→ Task to carry out
Skip the pictures. Reproduce all other material exactly.

→ Material provided
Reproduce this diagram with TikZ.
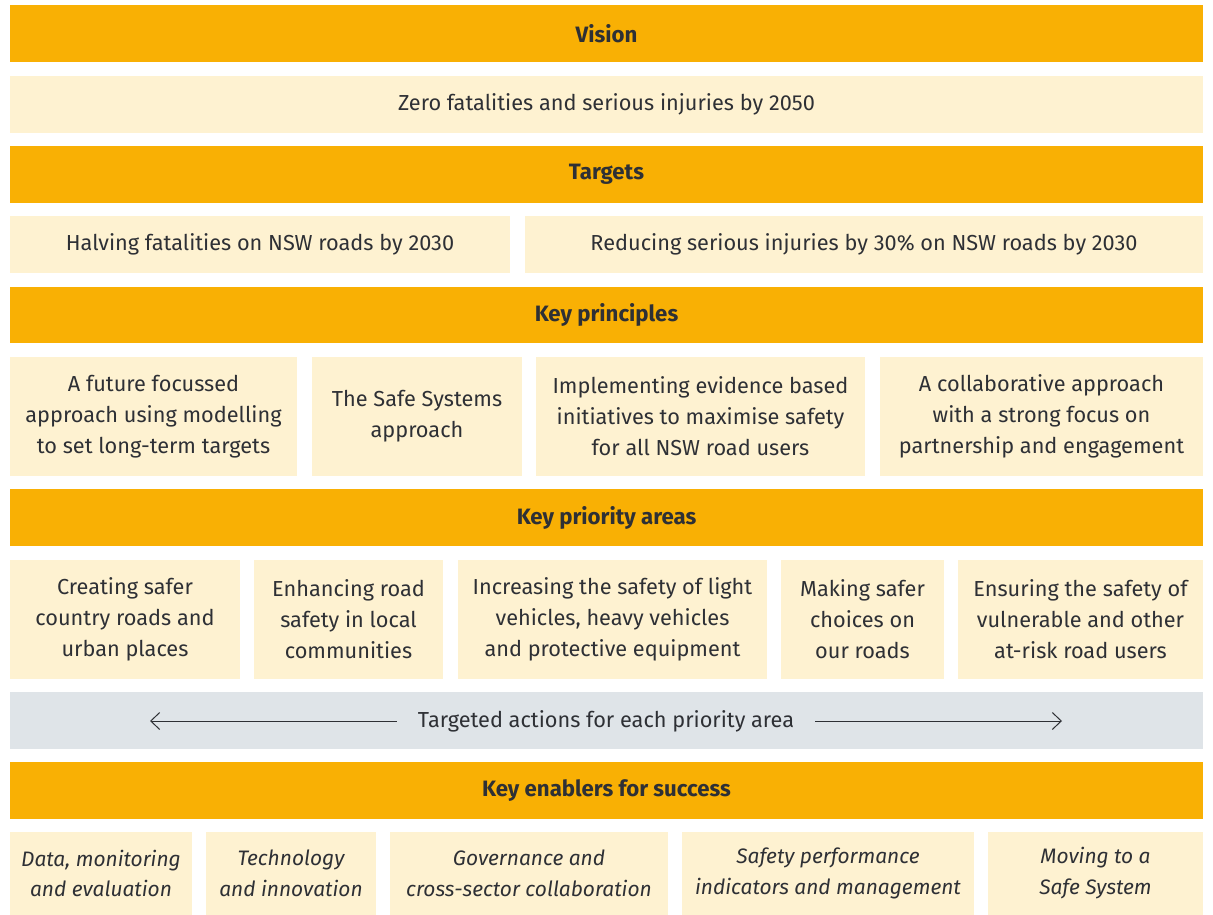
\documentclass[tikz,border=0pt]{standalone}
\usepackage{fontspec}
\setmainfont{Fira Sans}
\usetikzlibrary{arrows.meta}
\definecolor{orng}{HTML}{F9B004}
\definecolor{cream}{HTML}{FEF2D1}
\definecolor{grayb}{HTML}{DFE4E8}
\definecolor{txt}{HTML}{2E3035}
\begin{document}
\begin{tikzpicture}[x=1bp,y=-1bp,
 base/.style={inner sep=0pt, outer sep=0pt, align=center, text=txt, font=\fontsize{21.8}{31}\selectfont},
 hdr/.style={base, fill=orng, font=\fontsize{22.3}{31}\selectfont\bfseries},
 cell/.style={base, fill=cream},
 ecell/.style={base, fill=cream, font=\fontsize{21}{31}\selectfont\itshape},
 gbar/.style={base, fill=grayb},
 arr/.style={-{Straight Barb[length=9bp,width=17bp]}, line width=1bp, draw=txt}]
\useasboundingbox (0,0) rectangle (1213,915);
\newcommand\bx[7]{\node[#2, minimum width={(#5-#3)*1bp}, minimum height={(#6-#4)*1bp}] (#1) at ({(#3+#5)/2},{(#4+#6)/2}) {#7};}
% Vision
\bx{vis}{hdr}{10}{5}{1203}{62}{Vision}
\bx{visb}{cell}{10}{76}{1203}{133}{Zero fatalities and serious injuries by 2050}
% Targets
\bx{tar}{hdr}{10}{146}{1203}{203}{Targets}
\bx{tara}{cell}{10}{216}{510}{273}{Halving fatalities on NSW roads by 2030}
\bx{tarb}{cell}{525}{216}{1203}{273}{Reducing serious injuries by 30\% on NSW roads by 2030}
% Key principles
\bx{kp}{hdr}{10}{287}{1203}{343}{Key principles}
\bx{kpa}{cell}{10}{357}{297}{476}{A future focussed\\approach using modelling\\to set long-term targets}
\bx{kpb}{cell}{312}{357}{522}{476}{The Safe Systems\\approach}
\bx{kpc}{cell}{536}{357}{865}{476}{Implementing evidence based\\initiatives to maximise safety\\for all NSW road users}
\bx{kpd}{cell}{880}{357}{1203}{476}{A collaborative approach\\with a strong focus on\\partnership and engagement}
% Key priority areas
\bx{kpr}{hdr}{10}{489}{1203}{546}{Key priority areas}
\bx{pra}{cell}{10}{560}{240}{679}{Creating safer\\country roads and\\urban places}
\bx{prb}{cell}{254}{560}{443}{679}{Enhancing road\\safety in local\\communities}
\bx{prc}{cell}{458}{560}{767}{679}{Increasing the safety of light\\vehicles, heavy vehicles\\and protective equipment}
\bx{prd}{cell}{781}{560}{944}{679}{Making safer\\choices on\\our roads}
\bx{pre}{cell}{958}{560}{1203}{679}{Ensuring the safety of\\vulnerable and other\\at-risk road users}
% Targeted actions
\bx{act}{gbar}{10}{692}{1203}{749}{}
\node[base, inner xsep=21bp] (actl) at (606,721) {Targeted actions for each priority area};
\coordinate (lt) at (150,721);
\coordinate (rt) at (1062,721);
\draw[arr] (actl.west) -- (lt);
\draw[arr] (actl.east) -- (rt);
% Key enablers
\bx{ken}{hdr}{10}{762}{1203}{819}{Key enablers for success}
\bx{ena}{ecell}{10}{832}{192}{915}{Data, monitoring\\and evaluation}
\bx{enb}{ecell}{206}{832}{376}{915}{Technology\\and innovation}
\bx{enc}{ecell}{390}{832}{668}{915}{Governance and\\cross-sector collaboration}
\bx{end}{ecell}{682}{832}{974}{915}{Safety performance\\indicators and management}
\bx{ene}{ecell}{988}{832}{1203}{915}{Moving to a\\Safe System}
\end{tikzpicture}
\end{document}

→ Reply
Reproduce this diagram with TikZ.
\documentclass[tikz,border=0pt]{standalone}
\usepackage{fontspec}
\setmainfont{Fira Sans}
\usetikzlibrary{arrows.meta}
\definecolor{orng}{HTML}{F9B004}
\definecolor{cream}{HTML}{FEF2D1}
\definecolor{grayb}{HTML}{DFE4E8}
\definecolor{txt}{HTML}{2E3035}
\begin{document}
\begin{tikzpicture}[x=1bp,y=-1bp,
 base/.style={inner sep=0pt, outer sep=0pt, align=center, text=txt, font=\fontsize{21.8}{31}\selectfont},
 hdr/.style={base, fill=orng, font=\fontsize{22.3}{31}\selectfont\bfseries},
 cell/.style={base, fill=cream},
 ecell/.style={base, fill=cream, font=\fontsize{21}{31}\selectfont\itshape},
 gbar/.style={base, fill=grayb},
 arr/.style={-{Straight Barb[length=9bp,width=17bp]}, line width=1bp, draw=txt}]
\useasboundingbox (0,0) rectangle (1213,915);
\newcommand\bx[7]{\node[#2, minimum width={(#5-#3)*1bp}, minimum height={(#6-#4)*1bp}] (#1) at ({(#3+#5)/2},{(#4+#6)/2}) {#7};}
% Vision
\bx{vis}{hdr}{10}{5}{1203}{62}{Vision}
\bx{visb}{cell}{10}{76}{1203}{133}{Zero fatalities and serious injuries by 2050}
% Targets
\bx{tar}{hdr}{10}{146}{1203}{203}{Targets}
\bx{tara}{cell}{10}{216}{510}{273}{Halving fatalities on NSW roads by 2030}
\bx{tarb}{cell}{525}{216}{1203}{273}{Reducing serious injuries by 30\% on NSW roads by 2030}
% Key principles
\bx{kp}{hdr}{10}{287}{1203}{343}{Key principles}
\bx{kpa}{cell}{10}{357}{297}{476}{A future focussed\\approach using modelling\\to set long-term targets}
\bx{kpb}{cell}{312}{357}{522}{476}{The Safe Systems\\approach}
\bx{kpc}{cell}{536}{357}{865}{476}{Implementing evidence based\\initiatives to maximise safety\\for all NSW road users}
\bx{kpd}{cell}{880}{357}{1203}{476}{A collaborative approach\\with a strong focus on\\partnership and engagement}
% Key priority areas
\bx{kpr}{hdr}{10}{489}{1203}{546}{Key priority areas}
\bx{pra}{cell}{10}{560}{240}{679}{Creating safer\\country roads and\\urban places}
\bx{prb}{cell}{254}{560}{443}{679}{Enhancing road\\safety in local\\communities}
\bx{prc}{cell}{458}{560}{767}{679}{Increasing the safety of light\\vehicles, heavy vehicles\\and protective equipment}
\bx{prd}{cell}{781}{560}{944}{679}{Making safer\\choices on\\our roads}
\bx{pre}{cell}{958}{560}{1203}{679}{Ensuring the safety of\\vulnerable and other\\at-risk road users}
% Targeted actions
\bx{act}{gbar}{10}{692}{1203}{749}{}
\node[base, inner xsep=21bp] (actl) at (606,721) {Targeted actions for each priority area};
\coordinate (lt) at (150,721);
\coordinate (rt) at (1062,721);
\draw[arr] (actl.west) -- (lt);
\draw[arr] (actl.east) -- (rt);
% Key enablers
\bx{ken}{hdr}{10}{762}{1203}{819}{Key enablers for success}
\bx{ena}{ecell}{10}{832}{192}{915}{Data, monitoring\\and evaluation}
\bx{enb}{ecell}{206}{832}{376}{915}{Technology\\and innovation}
\bx{enc}{ecell}{390}{832}{668}{915}{Governance and\\cross-sector collaboration}
\bx{end}{ecell}{682}{832}{974}{915}{Safety performance\\indicators and management}
\bx{ene}{ecell}{988}{832}{1203}{915}{Moving to a\\Safe System}
\end{tikzpicture}
\end{document}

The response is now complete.